REQUIRED WORK :: Only the lines from the line with "Generate a Python" through the line with "import pandas as pd" should be copied, exactly as they appear, with both ends kept.

INPUT MATERIAL ::
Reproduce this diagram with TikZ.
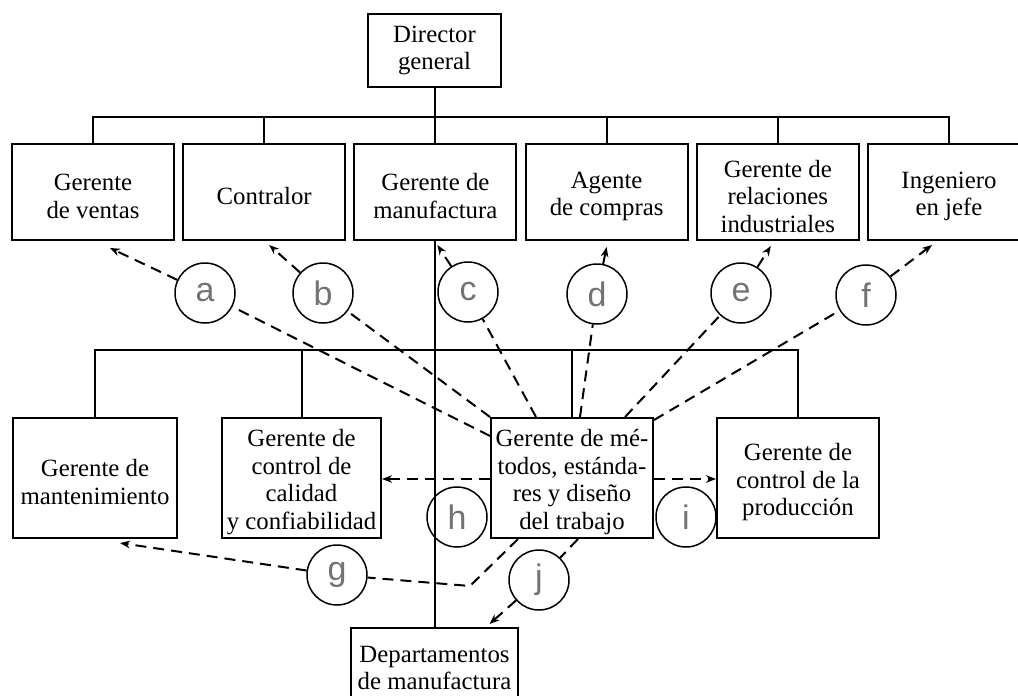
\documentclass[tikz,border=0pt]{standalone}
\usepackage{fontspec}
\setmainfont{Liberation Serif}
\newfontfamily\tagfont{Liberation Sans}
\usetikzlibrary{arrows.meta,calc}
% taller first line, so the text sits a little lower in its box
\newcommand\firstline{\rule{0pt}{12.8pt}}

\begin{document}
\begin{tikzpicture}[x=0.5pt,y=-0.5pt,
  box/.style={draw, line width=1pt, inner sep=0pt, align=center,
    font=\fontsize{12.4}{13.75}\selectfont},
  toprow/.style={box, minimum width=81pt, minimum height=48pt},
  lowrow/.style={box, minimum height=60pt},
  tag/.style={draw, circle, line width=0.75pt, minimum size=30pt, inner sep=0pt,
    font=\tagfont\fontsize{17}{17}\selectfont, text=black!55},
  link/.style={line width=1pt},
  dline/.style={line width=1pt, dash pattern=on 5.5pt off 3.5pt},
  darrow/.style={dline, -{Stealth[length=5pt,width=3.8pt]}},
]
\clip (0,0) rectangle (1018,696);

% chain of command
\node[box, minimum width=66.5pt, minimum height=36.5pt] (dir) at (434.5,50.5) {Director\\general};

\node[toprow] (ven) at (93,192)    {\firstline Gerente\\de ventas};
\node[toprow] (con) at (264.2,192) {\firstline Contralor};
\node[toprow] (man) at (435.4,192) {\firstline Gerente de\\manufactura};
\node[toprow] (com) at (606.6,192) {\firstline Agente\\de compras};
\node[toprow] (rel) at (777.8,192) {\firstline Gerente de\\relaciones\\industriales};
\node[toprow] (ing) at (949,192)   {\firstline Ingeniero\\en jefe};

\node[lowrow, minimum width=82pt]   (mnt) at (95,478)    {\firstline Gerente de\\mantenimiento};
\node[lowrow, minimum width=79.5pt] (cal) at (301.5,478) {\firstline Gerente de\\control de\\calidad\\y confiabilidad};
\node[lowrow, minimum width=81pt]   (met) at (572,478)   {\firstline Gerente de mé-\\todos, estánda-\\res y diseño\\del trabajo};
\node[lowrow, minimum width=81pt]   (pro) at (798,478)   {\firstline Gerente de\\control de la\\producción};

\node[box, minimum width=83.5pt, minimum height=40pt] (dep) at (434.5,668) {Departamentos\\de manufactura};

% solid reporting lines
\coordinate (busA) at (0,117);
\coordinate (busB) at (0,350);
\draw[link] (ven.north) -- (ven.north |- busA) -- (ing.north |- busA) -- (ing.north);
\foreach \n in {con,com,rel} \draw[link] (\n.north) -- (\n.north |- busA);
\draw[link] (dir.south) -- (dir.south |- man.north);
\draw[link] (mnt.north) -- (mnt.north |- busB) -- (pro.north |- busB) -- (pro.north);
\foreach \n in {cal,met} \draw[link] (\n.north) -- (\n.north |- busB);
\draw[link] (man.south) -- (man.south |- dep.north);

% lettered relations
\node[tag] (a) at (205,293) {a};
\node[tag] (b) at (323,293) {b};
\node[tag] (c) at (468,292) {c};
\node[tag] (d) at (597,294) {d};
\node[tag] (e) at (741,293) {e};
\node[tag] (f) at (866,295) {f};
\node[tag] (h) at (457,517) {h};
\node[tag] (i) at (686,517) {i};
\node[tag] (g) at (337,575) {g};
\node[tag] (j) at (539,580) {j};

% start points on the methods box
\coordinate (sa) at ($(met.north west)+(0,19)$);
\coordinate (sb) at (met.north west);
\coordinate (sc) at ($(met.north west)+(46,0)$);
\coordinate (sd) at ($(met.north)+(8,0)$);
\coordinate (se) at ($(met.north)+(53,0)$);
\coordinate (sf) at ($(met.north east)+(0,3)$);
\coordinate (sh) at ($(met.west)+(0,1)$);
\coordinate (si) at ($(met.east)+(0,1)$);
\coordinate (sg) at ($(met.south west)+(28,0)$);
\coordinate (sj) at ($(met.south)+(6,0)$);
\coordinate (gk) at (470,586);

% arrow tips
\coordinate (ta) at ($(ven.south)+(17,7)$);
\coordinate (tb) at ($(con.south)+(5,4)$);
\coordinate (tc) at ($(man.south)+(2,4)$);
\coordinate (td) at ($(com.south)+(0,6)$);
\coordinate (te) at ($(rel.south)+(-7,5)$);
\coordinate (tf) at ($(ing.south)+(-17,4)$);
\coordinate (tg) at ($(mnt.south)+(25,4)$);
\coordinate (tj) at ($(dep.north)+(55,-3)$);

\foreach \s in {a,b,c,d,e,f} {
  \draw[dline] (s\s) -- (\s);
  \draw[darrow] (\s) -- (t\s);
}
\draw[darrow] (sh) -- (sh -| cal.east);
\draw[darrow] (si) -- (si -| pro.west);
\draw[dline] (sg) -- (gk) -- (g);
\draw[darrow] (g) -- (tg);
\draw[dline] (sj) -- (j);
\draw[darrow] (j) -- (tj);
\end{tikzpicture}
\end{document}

...

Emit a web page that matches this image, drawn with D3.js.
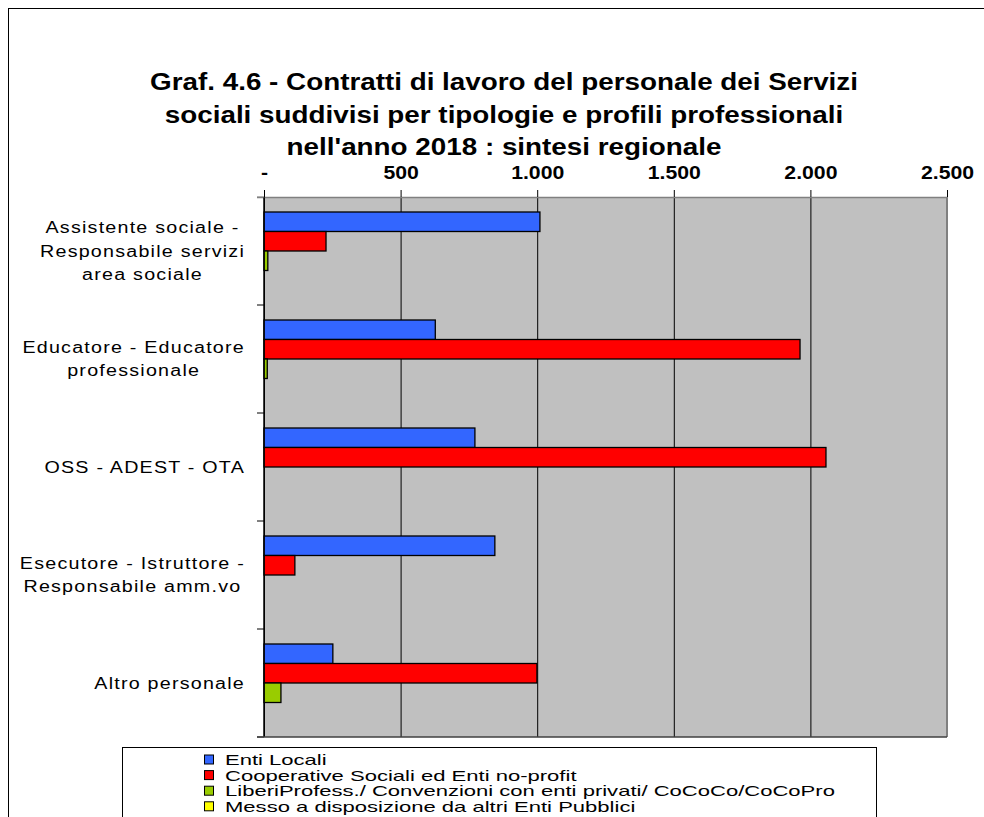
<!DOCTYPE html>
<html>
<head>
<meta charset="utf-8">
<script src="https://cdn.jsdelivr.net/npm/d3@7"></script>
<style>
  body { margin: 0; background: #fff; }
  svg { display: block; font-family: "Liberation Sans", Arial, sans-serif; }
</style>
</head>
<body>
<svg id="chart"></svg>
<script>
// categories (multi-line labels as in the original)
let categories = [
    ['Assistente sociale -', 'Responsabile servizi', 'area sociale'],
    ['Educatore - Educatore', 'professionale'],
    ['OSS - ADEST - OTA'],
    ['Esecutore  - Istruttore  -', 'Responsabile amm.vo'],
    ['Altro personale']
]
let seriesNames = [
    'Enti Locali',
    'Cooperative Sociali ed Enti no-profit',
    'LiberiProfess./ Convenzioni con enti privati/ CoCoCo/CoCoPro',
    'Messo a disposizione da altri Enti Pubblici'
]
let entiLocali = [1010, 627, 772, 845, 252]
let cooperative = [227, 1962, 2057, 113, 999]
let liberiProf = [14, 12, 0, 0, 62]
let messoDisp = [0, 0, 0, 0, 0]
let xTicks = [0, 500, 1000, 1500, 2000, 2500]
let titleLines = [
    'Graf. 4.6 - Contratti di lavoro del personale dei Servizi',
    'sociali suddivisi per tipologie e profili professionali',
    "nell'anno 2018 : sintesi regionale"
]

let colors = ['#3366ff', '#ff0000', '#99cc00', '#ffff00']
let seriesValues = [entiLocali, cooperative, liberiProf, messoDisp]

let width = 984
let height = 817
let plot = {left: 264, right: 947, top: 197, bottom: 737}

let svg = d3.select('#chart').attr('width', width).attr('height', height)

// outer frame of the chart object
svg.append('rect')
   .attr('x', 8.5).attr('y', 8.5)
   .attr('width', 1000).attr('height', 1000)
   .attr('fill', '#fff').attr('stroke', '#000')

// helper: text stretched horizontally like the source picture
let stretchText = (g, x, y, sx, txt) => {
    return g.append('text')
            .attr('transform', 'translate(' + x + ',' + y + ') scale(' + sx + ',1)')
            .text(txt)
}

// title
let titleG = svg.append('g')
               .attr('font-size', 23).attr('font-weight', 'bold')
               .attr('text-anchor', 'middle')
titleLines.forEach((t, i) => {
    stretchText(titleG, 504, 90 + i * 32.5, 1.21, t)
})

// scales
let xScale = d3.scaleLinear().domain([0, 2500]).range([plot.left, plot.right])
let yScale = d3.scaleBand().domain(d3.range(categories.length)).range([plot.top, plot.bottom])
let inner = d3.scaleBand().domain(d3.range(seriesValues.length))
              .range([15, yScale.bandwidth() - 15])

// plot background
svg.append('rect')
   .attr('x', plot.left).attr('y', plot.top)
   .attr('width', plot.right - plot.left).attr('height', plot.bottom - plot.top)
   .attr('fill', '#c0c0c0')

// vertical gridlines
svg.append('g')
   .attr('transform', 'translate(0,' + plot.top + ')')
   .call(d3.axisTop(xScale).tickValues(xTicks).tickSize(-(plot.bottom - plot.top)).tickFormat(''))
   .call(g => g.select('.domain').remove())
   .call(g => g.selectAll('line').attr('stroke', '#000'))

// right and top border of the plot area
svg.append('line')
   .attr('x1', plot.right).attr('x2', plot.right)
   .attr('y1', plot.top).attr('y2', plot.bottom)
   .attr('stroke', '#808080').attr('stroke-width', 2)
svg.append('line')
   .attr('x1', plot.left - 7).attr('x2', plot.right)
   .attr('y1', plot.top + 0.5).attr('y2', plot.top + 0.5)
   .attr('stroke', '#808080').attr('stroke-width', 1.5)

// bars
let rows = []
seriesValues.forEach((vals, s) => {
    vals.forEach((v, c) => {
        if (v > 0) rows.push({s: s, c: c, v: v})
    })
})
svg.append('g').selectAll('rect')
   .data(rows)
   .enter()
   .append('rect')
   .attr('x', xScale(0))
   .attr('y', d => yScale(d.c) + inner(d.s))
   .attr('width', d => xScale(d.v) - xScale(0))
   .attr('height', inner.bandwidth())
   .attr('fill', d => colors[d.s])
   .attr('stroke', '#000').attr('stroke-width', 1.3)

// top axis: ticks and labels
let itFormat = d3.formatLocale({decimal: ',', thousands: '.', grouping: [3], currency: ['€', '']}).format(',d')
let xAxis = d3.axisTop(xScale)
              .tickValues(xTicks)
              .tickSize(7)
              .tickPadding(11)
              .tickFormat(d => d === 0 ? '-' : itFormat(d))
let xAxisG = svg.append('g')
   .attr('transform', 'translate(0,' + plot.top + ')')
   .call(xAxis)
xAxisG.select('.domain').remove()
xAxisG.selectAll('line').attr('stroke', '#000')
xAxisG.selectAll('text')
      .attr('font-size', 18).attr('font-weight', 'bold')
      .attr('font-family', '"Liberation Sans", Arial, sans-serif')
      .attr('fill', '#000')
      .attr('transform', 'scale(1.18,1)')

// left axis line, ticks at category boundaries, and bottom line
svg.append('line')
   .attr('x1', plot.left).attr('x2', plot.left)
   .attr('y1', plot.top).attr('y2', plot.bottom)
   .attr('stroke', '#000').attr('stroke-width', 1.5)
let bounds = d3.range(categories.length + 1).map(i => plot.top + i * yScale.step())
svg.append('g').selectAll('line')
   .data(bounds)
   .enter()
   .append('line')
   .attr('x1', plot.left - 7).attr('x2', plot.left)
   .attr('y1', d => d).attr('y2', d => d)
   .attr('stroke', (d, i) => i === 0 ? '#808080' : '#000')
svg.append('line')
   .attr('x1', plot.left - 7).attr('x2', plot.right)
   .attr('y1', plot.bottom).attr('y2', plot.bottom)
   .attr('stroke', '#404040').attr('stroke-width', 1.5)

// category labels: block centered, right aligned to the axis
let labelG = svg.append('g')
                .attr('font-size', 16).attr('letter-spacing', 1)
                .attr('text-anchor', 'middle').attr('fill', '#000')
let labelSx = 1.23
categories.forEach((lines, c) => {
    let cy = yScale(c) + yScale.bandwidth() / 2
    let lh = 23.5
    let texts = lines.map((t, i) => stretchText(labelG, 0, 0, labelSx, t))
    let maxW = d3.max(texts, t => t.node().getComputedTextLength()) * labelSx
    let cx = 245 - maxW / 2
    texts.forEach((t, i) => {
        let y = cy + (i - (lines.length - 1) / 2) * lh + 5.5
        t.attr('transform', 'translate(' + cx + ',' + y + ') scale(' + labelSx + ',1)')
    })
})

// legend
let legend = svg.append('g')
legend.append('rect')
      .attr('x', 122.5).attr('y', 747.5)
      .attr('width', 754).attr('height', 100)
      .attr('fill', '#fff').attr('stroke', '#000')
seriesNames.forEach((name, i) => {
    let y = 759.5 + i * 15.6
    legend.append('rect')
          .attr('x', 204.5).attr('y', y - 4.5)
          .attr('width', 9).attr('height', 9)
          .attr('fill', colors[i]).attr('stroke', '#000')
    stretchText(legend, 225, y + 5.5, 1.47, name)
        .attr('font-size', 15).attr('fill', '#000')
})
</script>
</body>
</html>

---

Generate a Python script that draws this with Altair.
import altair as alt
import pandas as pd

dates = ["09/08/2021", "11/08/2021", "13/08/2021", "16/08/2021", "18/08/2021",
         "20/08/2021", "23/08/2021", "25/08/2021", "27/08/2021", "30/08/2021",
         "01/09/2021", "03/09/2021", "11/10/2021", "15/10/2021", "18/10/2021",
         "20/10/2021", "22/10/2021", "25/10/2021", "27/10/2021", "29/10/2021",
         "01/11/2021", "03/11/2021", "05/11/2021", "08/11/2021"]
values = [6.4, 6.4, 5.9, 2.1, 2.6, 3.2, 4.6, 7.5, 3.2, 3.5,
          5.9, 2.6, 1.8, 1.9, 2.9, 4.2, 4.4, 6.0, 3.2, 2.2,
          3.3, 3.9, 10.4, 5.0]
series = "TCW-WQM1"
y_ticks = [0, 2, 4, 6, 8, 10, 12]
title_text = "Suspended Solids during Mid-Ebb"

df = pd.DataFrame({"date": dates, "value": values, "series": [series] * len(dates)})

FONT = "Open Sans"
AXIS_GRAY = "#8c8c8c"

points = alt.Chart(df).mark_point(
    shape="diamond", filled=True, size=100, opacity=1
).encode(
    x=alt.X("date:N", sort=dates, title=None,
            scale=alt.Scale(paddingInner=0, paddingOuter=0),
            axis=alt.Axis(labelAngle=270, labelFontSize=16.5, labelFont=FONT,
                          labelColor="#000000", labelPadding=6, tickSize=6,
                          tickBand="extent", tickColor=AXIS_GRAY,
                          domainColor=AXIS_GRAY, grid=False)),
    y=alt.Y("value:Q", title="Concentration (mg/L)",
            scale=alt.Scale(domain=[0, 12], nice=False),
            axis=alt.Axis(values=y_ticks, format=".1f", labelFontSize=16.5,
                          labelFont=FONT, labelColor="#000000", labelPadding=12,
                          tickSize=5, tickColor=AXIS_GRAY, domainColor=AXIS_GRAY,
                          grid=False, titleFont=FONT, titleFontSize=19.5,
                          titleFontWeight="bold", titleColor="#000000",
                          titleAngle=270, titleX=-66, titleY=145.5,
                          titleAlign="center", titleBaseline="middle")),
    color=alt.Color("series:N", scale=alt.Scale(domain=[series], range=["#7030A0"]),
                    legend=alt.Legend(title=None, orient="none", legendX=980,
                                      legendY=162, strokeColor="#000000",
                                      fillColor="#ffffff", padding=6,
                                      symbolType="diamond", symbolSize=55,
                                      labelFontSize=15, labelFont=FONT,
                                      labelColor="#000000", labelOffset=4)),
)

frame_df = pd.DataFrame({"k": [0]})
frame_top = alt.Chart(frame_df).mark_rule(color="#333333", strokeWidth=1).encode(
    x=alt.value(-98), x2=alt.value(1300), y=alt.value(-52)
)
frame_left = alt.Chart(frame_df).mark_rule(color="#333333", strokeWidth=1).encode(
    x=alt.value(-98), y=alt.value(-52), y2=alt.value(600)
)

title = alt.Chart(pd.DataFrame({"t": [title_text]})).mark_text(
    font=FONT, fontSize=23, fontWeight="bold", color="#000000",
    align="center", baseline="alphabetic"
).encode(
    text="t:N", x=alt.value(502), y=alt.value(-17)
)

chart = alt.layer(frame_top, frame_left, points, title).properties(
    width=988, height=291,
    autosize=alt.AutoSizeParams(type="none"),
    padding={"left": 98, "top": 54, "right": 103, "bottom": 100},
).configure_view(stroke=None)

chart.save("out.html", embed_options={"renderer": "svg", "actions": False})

FINISHED ANSWER ::
Generate a Python script that draws this with Altair.
import altair as alt
import pandas as pd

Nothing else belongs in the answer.